4) Changing Up the Game – “Let’s see how fast you can clean up. Ready, set go!”  It turns out she’s not interested in cleaning up, let alone cleaning up fast.

5) Changing It Up Again – “Let’s count how many toys you can put away.” The only problem is now, in addition to cleaning, I’ve given her yet another task, counting.  That’s even more work.  And she’s not having it.

6) The Element of Surprise – A new angle: “I’m going to leave the room for a few minutes. While I’m gone, surprise me with how nice and clean you can make the room.”  And then, you come back into the room, and, surprise!  It looks exactly the same as when you left … maybe worse.  And she’s playing… with even more toys that weren’t out before.

7) Reasoning – “Look, kid, here’s the deal. We all live here in this house, and each one of us needs to take responsibility for his or her actions.  When I take something out, I use it, and then when I’m done, I put it back in the exact same place I found it … blah, blah, blah…”  Her eyes have glazed over.  I’m talking to myself.

8) Evoking Sympathy – You could play the poor Mom card. Tell her how much it would help you out if she could just do this one thing for you … you, who work so hard and do so much for her.  Have an all-out pity party … and watch her … not clean up.  I have news for you: she’s a kid.  Guilt, empathy, pitying you – not happening.

9) Promising a Reward – (aka bribery) “If you clean up this mess right now, I’ll take you out for ice cream.” This may work in the short-term.  But beware, when there’s no promise of ice cream, a new toy, or some other reward, there’s no promise of getting her to clean up.

10) Positive Reinforcement – You may tell her that you would like for her clean up. If she doesn’t do it, don’t do anything.  No punishment.  If she does do it, lavish her with praise and rewards.  This involves waiting until after she has cleaned up.  Prepare to wait … and wait … and wait.

11) Demanding – “Just do it … because I said so … now!” This one may work, but not without its costs.  There will be arguing, tears, frayed nerves, tension, even more fatigue afterward.  I have to admit, we use this in my house on occasion, usually after exhausting several other options.  Because, when it comes down to it, after I’ve just spent hours re-organizing the family/playroom and meticulously putting everything away in its designated bin, and she comes in like a toy-blazing twister on a mission to destroy my organization efforts, it gets me.  The kid just needs to clean up her mess!  Bottom line!  Because I said so!

12) Threatening – “Just do it or else … no dessert, no TV, I’ll take away your iPad, your remote control car, your American Girl doll and all of her amazing accessories (once you unscatter them from all over the carpet) … or time out.” Again, there will be arguing, tears, frayed nerves, tension, and fatigue.  But now, you also have to follow through with your threats if she doesn’t clean up, which she won’t.  And you may not want to.  You may not have the energy.

13) Reverse-psychology – “No, don’t clean up your mess.

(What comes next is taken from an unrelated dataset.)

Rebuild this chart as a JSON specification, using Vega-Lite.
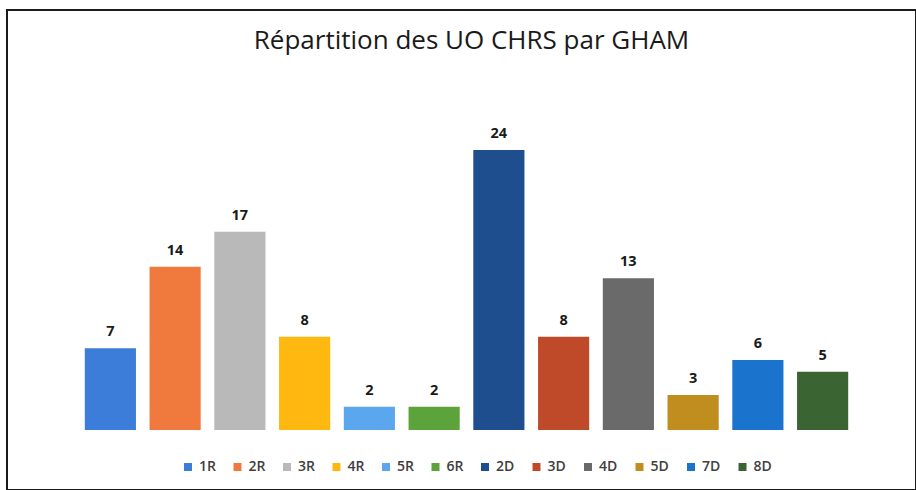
{
  "$schema": "https://vega.github.io/schema/vega-lite/v6.json",
  "width": 909,
  "height": 480,
  "autosize": {"type": "none"},
  "padding": {"left": 7, "top": 10, "right": 0, "bottom": 0},
  "background": "white",
  "config": {
    "font": "Open Sans",
    "view": {"stroke": "#1a1a1a", "strokeWidth": 2},
    "axis": {"disable": true}
  },
  "title": {
    "text": "Répartition des UO CHRS par GHAM",
    "font": "Open Sans",
    "fontSize": 26,
    "fontWeight": "normal",
    "color": "#1a1a1a",
    "anchor": "middle",
    "baseline": "alphabetic",
    "offset": -65,
    "dx": 10
  },
  "data": {
    "values": [
      {"g": "1R", "v": 7},
      {"g": "2R", "v": 14},
      {"g": "3R", "v": 17},
      {"g": "4R", "v": 8},
      {"g": "5R", "v": 2},
      {"g": "6R", "v": 2},
      {"g": "2D", "v": 24},
      {"g": "3D", "v": 8},
      {"g": "4D", "v": 13},
      {"g": "5D", "v": 3},
      {"g": "7D", "v": 6},
      {"g": "8D", "v": 5}
    ]
  },
  "encoding": {
    "x": {
      "field": "g",
      "type": "nominal",
      "sort": null,
      "axis": null,
      "scale": {"paddingInner": 0.21, "paddingOuter": 0.105, "range": [71, 848]}
    },
    "y": {
      "field": "v",
      "type": "quantitative",
      "axis": null,
      "scale": {"domain": [-5.14, 36], "zero": false, "nice": false}
    }
  },
  "layer": [
    {
      "mark": {"type": "bar"},
      "encoding": {
        "y2": {"datum": 0},
        "color": {
          "field": "g",
          "type": "nominal",
          "sort": null,
          "scale": {
            "domain": ["1R", "2R", "3R", "4R", "5R", "6R", "2D", "3D", "4D", "5D", "7D", "8D"],
            "range": ["#3b7dd8", "#f07a3e", "#b9b9b9", "#ffb80f", "#5aa7ee", "#5ba33a", "#1e4e8e", "#bf4a2a", "#6a6a6a", "#c08e1e", "#1a73cc", "#3a6532"]
          },
          "legend": {
            "title": null,
            "orient": "none",
            "direction": "horizontal",
            "legendX": 174,
            "legendY": 450,
            "symbolType": "square",
            "symbolSize": 64,
            "symbolStrokeWidth": 0,
            "labelFont": "Open Sans",
            "labelFontSize": 14,
            "labelFontWeight": 600,
            "labelColor": "#404040",
            "labelOffset": 4,
            "columnPadding": 14.5
          }
        }
      }
    },
    {
      "mark": {"type": "text", "baseline": "bottom", "dy": -9, "fontSize": 14.5, "fontWeight": "bold", "color": "#1a1a1a", "font": "Open Sans"},
      "encoding": {"text": {"field": "v", "type": "quantitative"}}
    }
  ]
}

Whatever you do, DO NOT clean up your mess!  I want to do it!  You don’t get to.”  As much as we’d like to think reverse-psychology works, it doesn’t.  Especially when it comes to cleaning up.  Plus you’ll confuse them.  And, if it does for some strange reason, work, what happens next time you tell her to do something?  Will she think she should do the opposite?  Will you always have to reverse everything?  I suggest you don’t do this one.  Or do it, either way.

When it comes down to it, getting our kids to clean up after themselves is a work in progress.  Of course, it depends on the kid.  Maybe there are some natural-born clean freaks out there (I wouldn’t know).  But for most of us, we just keep trying.  We do what it takes.

One or more of the above tactics may actually work.  I tend to use some combination of all of them (some more than others).

Every month or so, I do a major re-organization/purging project in an effort to give my daughter less to work with in creating a mess.  I explain the rules of cleaning up, and remind her often.  I offer incentives and rewards, I sometimes pitch in to help, and yes, sometimes “surprise me” works.  And, there are times, like when company’s coming, that I frantically zip through and toss things in whatever bins are closest.

How do you motivate your kids to clean up their messes?  Please share any suggestions you have.